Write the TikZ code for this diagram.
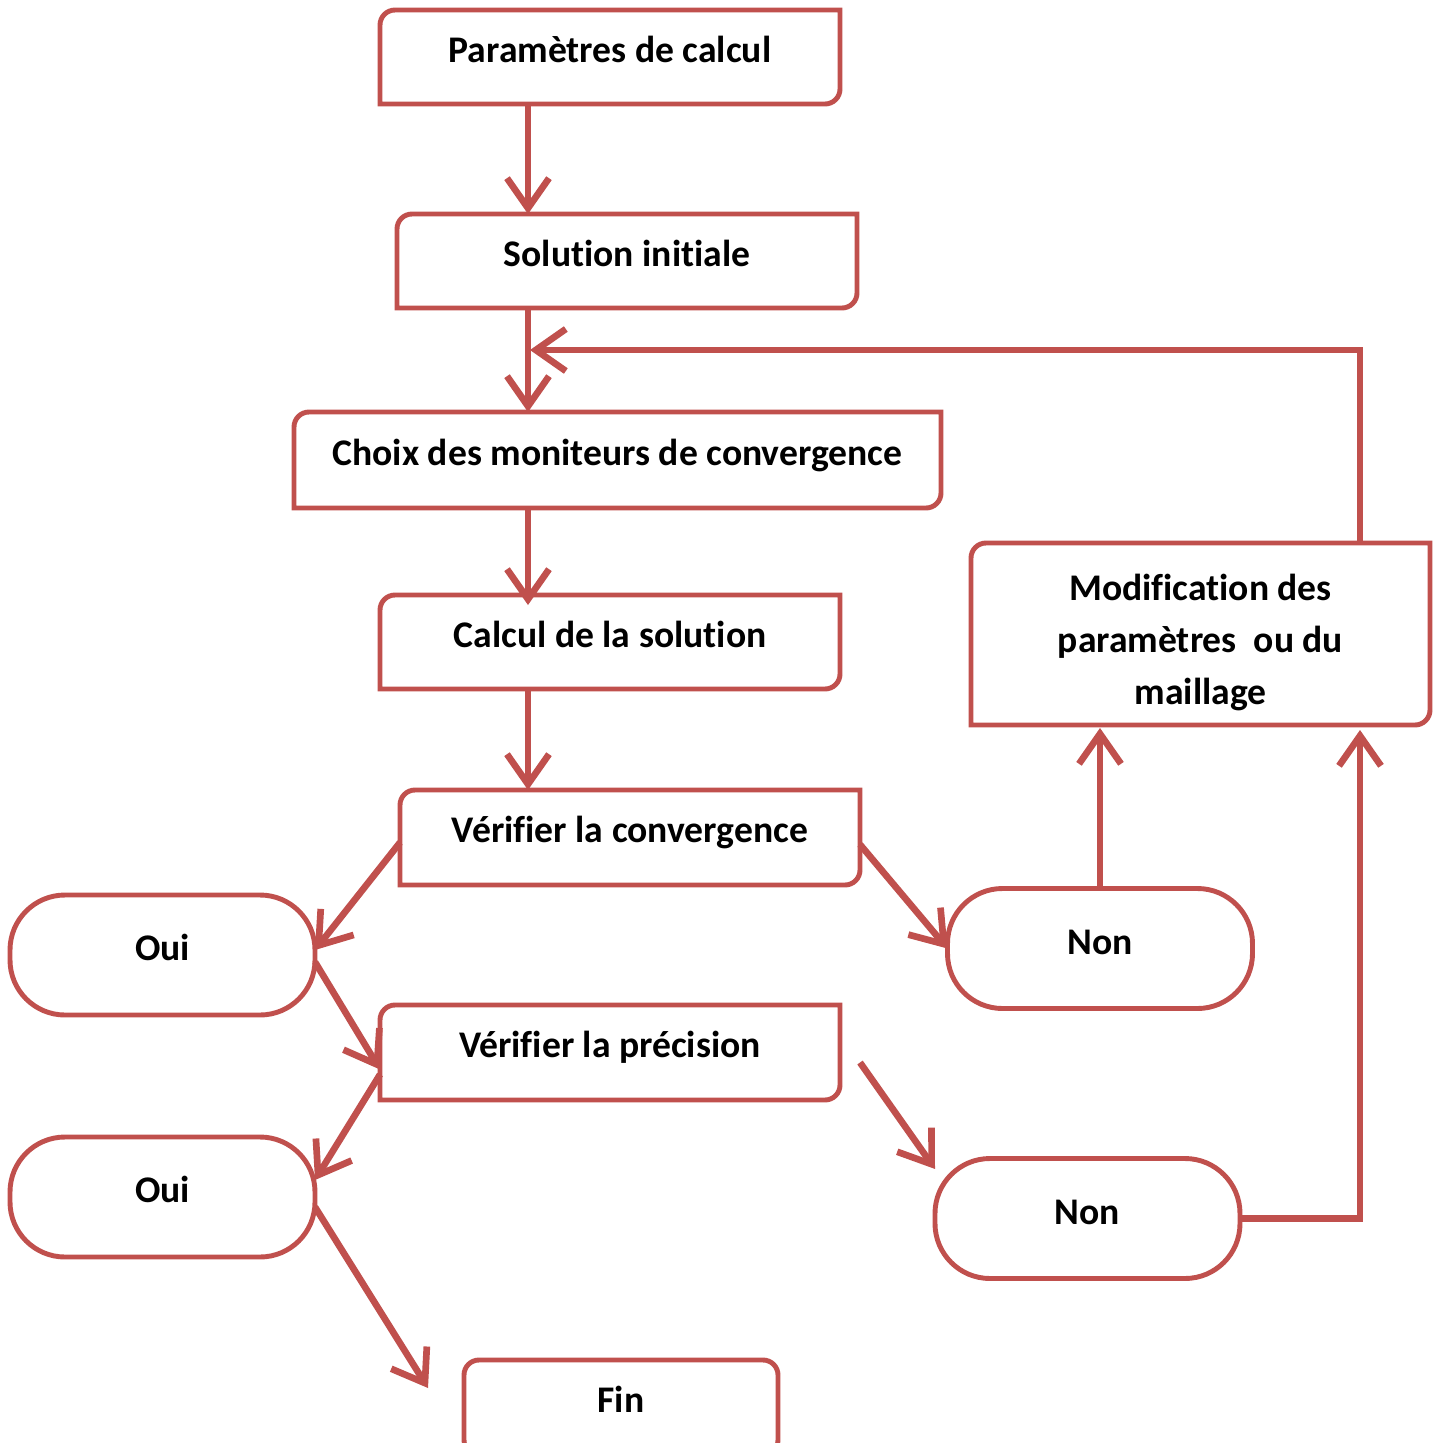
\documentclass[tikz,border=0pt]{standalone}
\usepackage{fontspec}
\setmainfont{Carlito}[Ligatures=NoCommon]
\usetikzlibrary{arrows.meta}
\definecolor{accred}{RGB}{192,80,77}

\begin{document}
\begin{tikzpicture}[
  lbl/.style={inner sep=0pt, outer sep=0pt, font=\fontsize{10.7}{14.8}\selectfont\bfseries},
  box/.style={lbl, minimum width=4.6cm, minimum height=0.94cm, text height=0.52cm, text depth=0.42cm},
  pill/.style={lbl, draw=accred, line width=1.4pt, rounded corners=0.55cm, minimum width=3.05cm, minimum height=1.2cm,
    text height=7pt, text depth=3.6pt},
  outline/.style={draw=accred, line width=1.4pt},
  arr/.style={draw=accred, line width=1.9pt, -{Straight Barb[length=0.3cm,width=0.42cm]}}]
\useasboundingbox (0,0) rectangle (14.38,-14.43);

\node[box] (param) at (6.10,-0.57) {Paramètres de calcul};
\node[box] (init) at (6.27,-2.61) {Solution initiale};
\node[box, minimum width=6.47cm, minimum height=0.96cm] (choix) at (6.175,-4.60) {Choix des moniteurs de convergence};
\node[box] (calc) at (6.10,-6.42) {Calcul de la solution};
\node[box, minimum height=0.95cm] (conv) at (6.30,-8.375) {Vérifier la convergence};
\node[box, minimum height=0.95cm] (prec) at (6.10,-10.525) {Vérifier la précision};
\node[box, minimum width=3.14cm, minimum height=0.95cm, draw=accred, line width=1.4pt, rounded corners=1.5mm] (fin) at (6.21,-14.075) {Fin};
\node[lbl, minimum width=4.59cm, minimum height=1.82cm, align=center] (modif) at (12.005,-6.34)
  {\rule{0pt}{12.5pt}Modification des\\paramètres~ ou du\\maillage};

\node[pill] (oui1) at (1.625,-9.55) {Oui};
\node[pill] (non1) at (11.00,-9.485) {Non};
\node[pill] (oui2) at (1.625,-11.97) {Oui};
\node[pill] (non2) at (10.875,-12.185) {Non};

\foreach \n in {param,init,choix,calc,conv,prec,modif}
  \draw[outline] (\n.south west) -- ([yshift=-1.5mm]\n.north west)
    arc[start angle=180, end angle=90, radius=1.5mm] -- (\n.north east)
    -- ([yshift=1.5mm]\n.south east) arc[start angle=0, end angle=-90, radius=1.5mm] -- cycle;

\coordinate (spine) at (5.28,0);
\coordinate (rise) at (13.60,0);
\coordinate (merge) at (5.30,-3.50);
\coordinate (finend) at (4.28,-13.88);

\draw[arr] (param.south -| spine) -- (init.north -| spine);
\draw[arr] (init.south -| spine) -- (choix.north -| spine);
\draw[arr] (choix.south -| spine) -- ([yshift=-1mm]calc.north -| spine);
\draw[arr] (calc.south -| spine) -- (conv.north -| spine);
\draw[arr] ([yshift=-0.05cm]conv.west) -- ([yshift=0.05cm]oui1.east);
\draw[arr] ([yshift=-0.07cm]conv.east) -- (non1.west);
\draw[arr] ([yshift=-0.07cm]oui1.east) -- ([yshift=-0.17cm]prec.west);
\draw[arr] ([yshift=-0.22cm]prec.west) -- ([yshift=0.17cm]oui2.east);
\draw[arr] ([shift={(0.2,-0.1)}]prec.east) -- (non2.162);
\draw[arr] ([yshift=-0.1cm]oui2.east) -- (finend);
\draw[arr] (non1.north) -- ([yshift=-0.03cm]modif.south -| non1.north);
\draw[arr] (non2.east) -| ([yshift=-0.05cm]modif.south -| rise);
\draw[arr] (modif.north -| rise) |- (merge);
\end{tikzpicture}
\end{document}
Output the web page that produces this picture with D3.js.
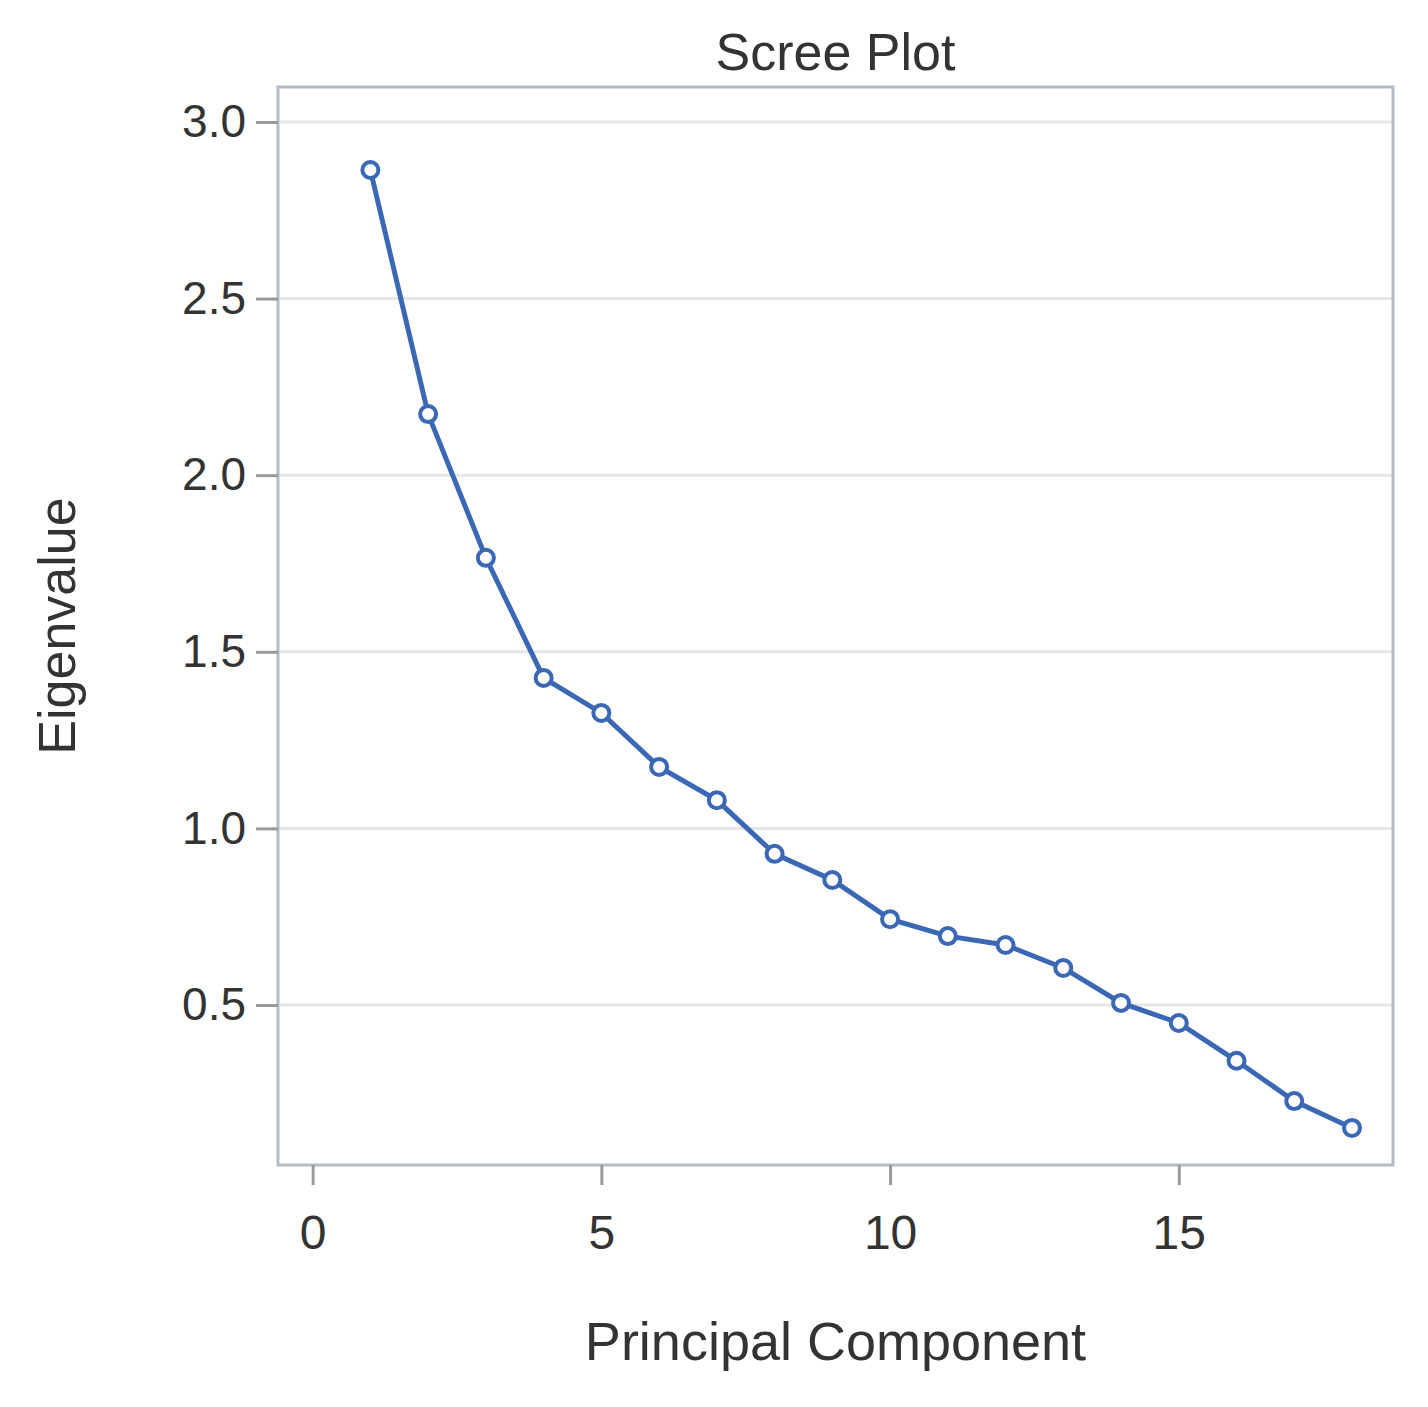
------------------------------------------------------------------------
• Requirements: Without the pictures, copy the entries from their first line through the line containing "(0,0) rectangle (14.38,-14.43);", and only those lines.

• Task response:
Write the TikZ code for this diagram.
\documentclass[tikz,border=0pt]{standalone}
\usepackage{fontspec}
\setmainfont{Carlito}[Ligatures=NoCommon]
\usetikzlibrary{arrows.meta}
\definecolor{accred}{RGB}{192,80,77}

\begin{document}
\begin{tikzpicture}[
  lbl/.style={inner sep=0pt, outer sep=0pt, font=\fontsize{10.7}{14.8}\selectfont\bfseries},
  box/.style={lbl, minimum width=4.6cm, minimum height=0.94cm, text height=0.52cm, text depth=0.42cm},
  pill/.style={lbl, draw=accred, line width=1.4pt, rounded corners=0.55cm, minimum width=3.05cm, minimum height=1.2cm,
    text height=7pt, text depth=3.6pt},
  outline/.style={draw=accred, line width=1.4pt},
  arr/.style={draw=accred, line width=1.9pt, -{Straight Barb[length=0.3cm,width=0.42cm]}}]
\useasboundingbox (0,0) rectangle (14.38,-14.43);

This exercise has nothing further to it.